Consider the following questions, which cover a broad range of substantive areas:

  • Why do some people get cancer and others don’t?

  • Why does war exist?

  • Why might we experience depression or anxiety?

  • How can we eradicate malaria? What interventions are optimal?

  • What makes one football team better than another?

  • How can we predict which startup companies will succeed?

Ultimately these are questions about causation and causal effects:

  • What are the causes of cancer?

  • What are the causes or war?

  • What are the causes of depression?

  • What causes malaria?

  • What causes success, rather than failure?

Without understanding causal relationships, it is very difficult to design useful drugs, give advice, or generally interact with the world scientifically. Central to “thinking like a scientist” and uncovering causal relationships is the scientific method. We can lay it out as a series of (potentially) iterative steps:

  1. Observation: observe the world; describe the patterns we see.

  2. Question: ask why these patterns exist.

  3. Theory: think about what might explain these patterns.

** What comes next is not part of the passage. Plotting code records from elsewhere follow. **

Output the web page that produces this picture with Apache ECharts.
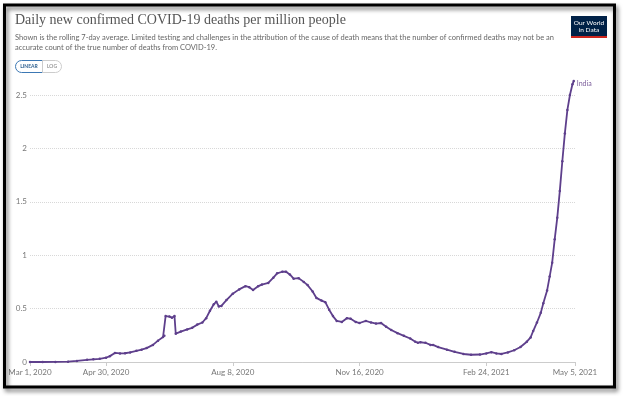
<!DOCTYPE html>
<html>
<head>
<meta charset="utf-8">
<script src="https://cdn.jsdelivr.net/npm/echarts@6/dist/echarts.min.js"></script>
<style>
  html, body { margin: 0; padding: 0; background: #fff; }
  #chart { width: 624px; height: 396px; }
</style>
</head>
<body>
<div id="chart"></div>
<script>
// 日期 (7日滚动平均，每百万人死亡数)
var dates = [
  '2020-03-01','2020-03-11','2020-03-21','2020-03-31','2020-04-07','2020-04-15','2020-04-20','2020-04-25',
  '2020-04-30','2020-05-03','2020-05-07','2020-05-11','2020-05-15','2020-05-19','2020-05-24','2020-05-28',
  '2020-06-01','2020-06-06','2020-06-10','2020-06-14','2020-06-15','2020-06-16','2020-06-19','2020-06-21',
  '2020-06-23','2020-06-24','2020-06-28','2020-07-03','2020-07-07','2020-07-11','2020-07-15','2020-07-18',
  '2020-07-21','2020-07-24','2020-07-26','2020-07-28','2020-07-30','2020-08-03','2020-08-08','2020-08-13',
  '2020-08-18','2020-08-21','2020-08-24','2020-08-28','2020-08-31','2020-09-05','2020-09-09','2020-09-12',
  '2020-09-16','2020-09-19','2020-09-22','2020-09-25','2020-09-29','2020-10-03','2020-10-06','2020-10-10',
  '2020-10-13','2020-10-17','2020-10-20','2020-10-23','2020-10-26','2020-10-29','2020-11-02','2020-11-06',
  '2020-11-09','2020-11-13','2020-11-16','2020-11-21','2020-11-25','2020-11-29','2020-12-03','2020-12-07',
  '2020-12-11','2020-12-16','2020-12-21','2020-12-26','2020-12-30','2021-01-01','2021-01-03','2021-01-07',
  '2021-01-11','2021-01-13','2021-01-17','2021-01-24','2021-01-30','2021-02-06','2021-02-12','2021-02-19',
  '2021-02-24','2021-02-28','2021-03-04','2021-03-08','2021-03-13','2021-03-18','2021-03-23','2021-03-28',
  '2021-03-31','2021-04-02','2021-04-05','2021-04-08','2021-04-10','2021-04-13','2021-04-15','2021-04-17',
  '2021-04-19','2021-04-21','2021-04-23','2021-04-25','2021-04-27','2021-04-29','2021-05-01','2021-05-03',
  '2021-05-04'
];
var deaths = [
  0, 0, 0.001, 0.003, 0.01, 0.02, 0.025, 0.03,
  0.04, 0.055, 0.085, 0.08, 0.082, 0.09, 0.105, 0.115,
  0.13, 0.16, 0.2, 0.235, 0.245, 0.43, 0.425, 0.415,
  0.43, 0.265, 0.285, 0.305, 0.32, 0.35, 0.37, 0.41,
  0.48, 0.54, 0.565, 0.52, 0.525, 0.58, 0.64, 0.68,
  0.71, 0.70, 0.675, 0.71, 0.725, 0.74, 0.79, 0.83,
  0.845, 0.845, 0.82, 0.78, 0.785, 0.75, 0.72, 0.66,
  0.6, 0.575, 0.56, 0.49, 0.43, 0.385, 0.375, 0.41,
  0.405, 0.375, 0.365, 0.385, 0.37, 0.36, 0.365, 0.33,
  0.30, 0.27, 0.245, 0.22, 0.19, 0.18, 0.185, 0.18,
  0.16, 0.16, 0.14, 0.115, 0.095, 0.075, 0.068, 0.07,
  0.08, 0.092, 0.08, 0.075, 0.09, 0.11, 0.14, 0.19,
  0.23, 0.29, 0.37, 0.46, 0.55, 0.67, 0.80, 0.93,
  1.15, 1.35, 1.6, 1.88, 2.14, 2.36, 2.5, 2.6,
  2.63
];
// x轴刻度
var xTicks = ['2020-03-01','2020-04-30','2020-08-08','2020-11-16','2021-02-24','2021-05-05'];
var MONTHS = ['Jan','Feb','Mar','Apr','May','Jun','Jul','Aug','Sep','Oct','Nov','Dec'];

function toTs(s) {
  var p = s.split('-');
  return Date.UTC(+p[0], +p[1] - 1, +p[2]);
}
function fmtDate(v) {
  var d = new Date(v);
  return MONTHS[d.getUTCMonth()] + ' ' + d.getUTCDate() + ', ' + d.getUTCFullYear();
}

var seriesData = dates.map(function(d, i) { return [toTs(d), deaths[i]]; });
var tickValues = xTicks.map(toTs);

var lineColor = '#5e3f8c';
var chart = echarts.init(document.getElementById('chart'));

var option = {
  animation: false,
  textStyle: { fontFamily: 'Lato' },
  grid: { left: 30, right: 49, top: 95, bottom: 34 },
  xAxis: {
    type: 'value',
    min: tickValues[0],
    max: tickValues[tickValues.length - 1],
    axisLine: { lineStyle: { color: '#ccc' } },
    axisTick: { show: true, length: 4, customValues: tickValues, lineStyle: { color: '#ccc' } },
    axisLabel: {
      customValues: tickValues,
      formatter: fmtDate,
      color: '#777',
      fontSize: 8,
      margin: 6
    },
    splitLine: { show: false }
  },
  yAxis: {
    type: 'value',
    min: 0,
    max: 2.5,
    interval: 0.5,
    axisLine: { show: false },
    axisTick: { show: false },
    axisLabel: { color: '#777', fontSize: 8, margin: 3 },
    splitLine: { lineStyle: { color: '#d8d8d8', type: 'dotted' } }
  },
  series: [{
    name: 'India',
    type: 'line',
    data: seriesData,
    clip: false,
    showSymbol: true,
    symbol: 'circle',
    symbolSize: 2.5,
    itemStyle: { color: lineColor },
    lineStyle: { color: lineColor, width: 1.8 },
    endLabel: {
      show: true,
      formatter: 'India',
      color: '#7a5c9a',
      fontSize: 7,
      distance: 3,
      offset: [0, 3]
    }
  }],
  graphic: [
    // 外框
    {
      type: 'rect',
      shape: { x: 4.5, y: 5, width: 610, height: 382 },
      style: {
        fill: null,
        stroke: '#000',
        lineWidth: 3,
        shadowBlur: 4,
        shadowOffsetX: 2,
        shadowOffsetY: 3,
        shadowColor: 'rgba(0,0,0,0.55)'
      },
      z: 100
    },
    // 标题
    {
      type: 'text',
      left: 15,
      top: 13,
      style: {
        text: 'Daily new confirmed COVID-19 deaths per million people',
        font: '14px "Liberation Serif"',
        fill: '#555'
      }
    },
    {
      type: 'text',
      left: 15,
      top: 33,
      style: {
        text: 'Shown is the rolling 7-day average. Limited testing and challenges in the attribution of the cause of death means that the number of confirmed deaths may not be an\naccurate count of the true number of deaths from COVID-19.',
        font: '7.5px Lato',
        lineHeight: 9.5,
        fill: '#666'
      }
    },
    // LINEAR / LOG 按钮
    {
      type: 'rect',
      shape: { x: 15.5, y: 60.5, width: 27, height: 12, r: [6, 0, 0, 6] },
      style: { fill: '#fff', stroke: '#3c78b4', lineWidth: 1 }
    },
    {
      type: 'rect',
      shape: { x: 42.5, y: 60.5, width: 19, height: 12, r: [0, 6, 6, 0] },
      style: { fill: '#fff', stroke: '#ccc', lineWidth: 1 }
    },
    {
      type: 'text',
      x: 29, y: 66.5,
      style: { text: 'LINEAR', font: 'bold 5px Lato', fill: '#2d5f8f', align: 'center', verticalAlign: 'middle' }
    },
    {
      type: 'text',
      x: 52, y: 66.5,
      style: { text: 'LOG', font: '5px Lato', fill: '#777', align: 'center', verticalAlign: 'middle' }
    },
    // Our World in Data 标志
    {
      type: 'rect',
      shape: { x: 571, y: 16, width: 36, height: 22 },
      style: { fill: '#002147' }
    },
    {
      type: 'rect',
      shape: { x: 571, y: 36, width: 36, height: 2 },
      style: { fill: '#ce261e' }
    },
    {
      type: 'text',
      x: 589, y: 26,
      style: {
        text: 'Our World\nin Data',
        font: '6.5px Lato',
        lineHeight: 7,
        fill: '#fff',
        align: 'center',
        verticalAlign: 'middle'
      }
    }
  ]
};

chart.setOption(option);
</script>
</body>
</html>
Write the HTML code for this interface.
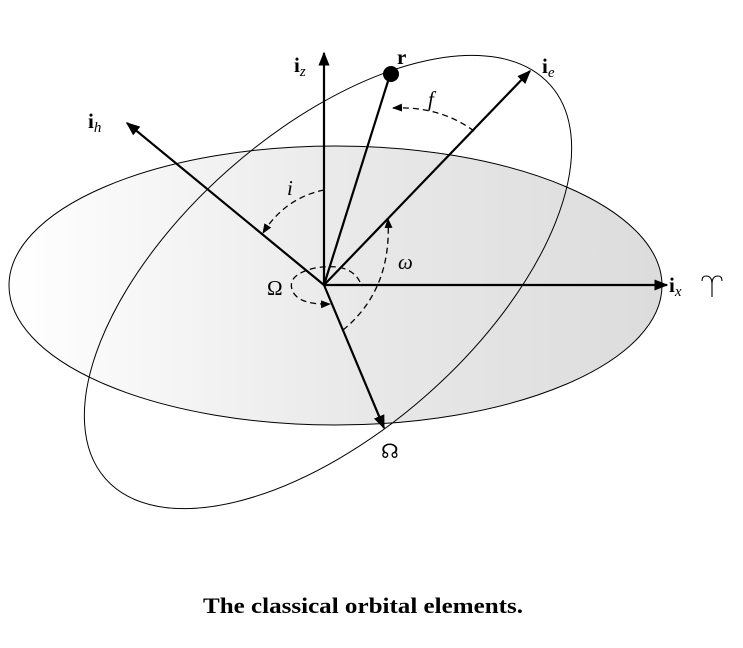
<!DOCTYPE html>
<html><head><style>
body{margin:0;background:#fff;}
svg text{font-family:"Liberation Serif",serif;}
</style></head><body>
<svg width="743" height="643" viewBox="0 0 743 643" xmlns="http://www.w3.org/2000/svg">
<defs>
<linearGradient id="g" x1="0" y1="0" x2="1" y2="0">
<stop offset="0" stop-color="#ffffff"/><stop offset="0.55" stop-color="#e8e8e8"/><stop offset="1" stop-color="#dcdcdc"/>
</linearGradient>
<marker id="A" viewBox="0 0 10 10" refX="9" refY="5" markerWidth="14" markerHeight="14" orient="auto" markerUnits="userSpaceOnUse"><path d="M0,1 L10,5 L0,9 z" fill="#000"/></marker>
<marker id="s" viewBox="0 0 10 10" refX="9" refY="5" markerWidth="10" markerHeight="10" orient="auto" markerUnits="userSpaceOnUse"><path d="M0,1 L10,5 L0,9 z" fill="#000"/></marker>
</defs>
<ellipse cx="335.5" cy="285.5" rx="326.5" ry="139.5" fill="url(#g)" stroke="#000" stroke-width="1"/>
<ellipse cx="328" cy="282" rx="297" ry="150" transform="rotate(-41.5 328 282)" fill="none" stroke="#000" stroke-width="1"/>
<g stroke="#000" stroke-width="2.2" fill="none">
<line x1="324" y1="285" x2="324" y2="53" marker-end="url(#A)"/>
<line x1="324" y1="285" x2="389" y2="78"/>
<line x1="324" y1="285" x2="530" y2="71" marker-end="url(#A)"/>
<line x1="324" y1="285" x2="127" y2="123" marker-end="url(#A)"/>
<line x1="324" y1="285" x2="667" y2="285" marker-end="url(#A)"/>
<line x1="324" y1="285" x2="384" y2="428" marker-end="url(#A)"/>
</g>
<circle cx="391" cy="74" r="8" fill="#000"/>
<g stroke="#000" stroke-width="1.3" fill="none" stroke-dasharray="6,4">
<path d="M474,131 Q440,106 393,108" marker-end="url(#s)"/>
<path d="M324,190 Q285,198 263,233" marker-end="url(#s)"/>
<path d="M343,330 Q392,290 388,219" marker-end="url(#s)"/>
<path d="M360,282 Q350,262 315,268 Q285,275 293,292 Q300,305 330,304" marker-end="url(#s)"/>
</g>
<path d="M712,297 L712,284 Q712,276 706,276 Q702,276 702,281 M712,284 Q712,276 718,276 Q722,276 722,281" stroke="#000" stroke-width="1.1" fill="none"/>
<g font-size="21">
<text x="294" y="72"><tspan font-weight="bold">i</tspan><tspan font-size="15" font-style="italic" dy="4">z</tspan></text>
<text x="397" y="64" font-weight="bold">r</text>
<text x="542" y="73"><tspan font-weight="bold">i</tspan><tspan font-size="15" font-style="italic" dy="4">e</tspan></text>
<text x="88" y="128"><tspan font-weight="bold">i</tspan><tspan font-size="15" font-style="italic" dy="4">h</tspan></text>
<text x="669" y="292"><tspan font-weight="bold">i</tspan><tspan font-size="15" font-style="italic" dy="4">x</tspan></text>
<text x="428" y="106" font-style="italic">f</text>
<text x="287" y="195" font-style="italic">i</text>
<text x="398" y="269" font-style="italic">ω</text>
<text x="267" y="295">Ω</text>
<text x="381" y="458" font-size="20">☊</text>
</g>
<text x="203" y="613" textLength="320" lengthAdjust="spacingAndGlyphs" font-size="22" font-weight="bold">The classical orbital elements.</text>
</svg>
</body></html>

  4. Hypothesis: make a testable statement about what our theory would predict

  5. Test: look at the support for that hypothesis

  6. Update theory: perhaps refine it, or put it aside if a better theory emerges

  7. Repeat as desired

Below, we will study how a particular scientist, John Snow, went about this process in his investigation of cholera in London in the 1850s. Before doing so, notice that only a few of the steps above involve data directly: when we make our observation, when we gather data to test our hypothesis, and potentially when we repeat the scientific investigation process. The point here is that while being a data scientist involves data, the science part is essential (and easily overlooked).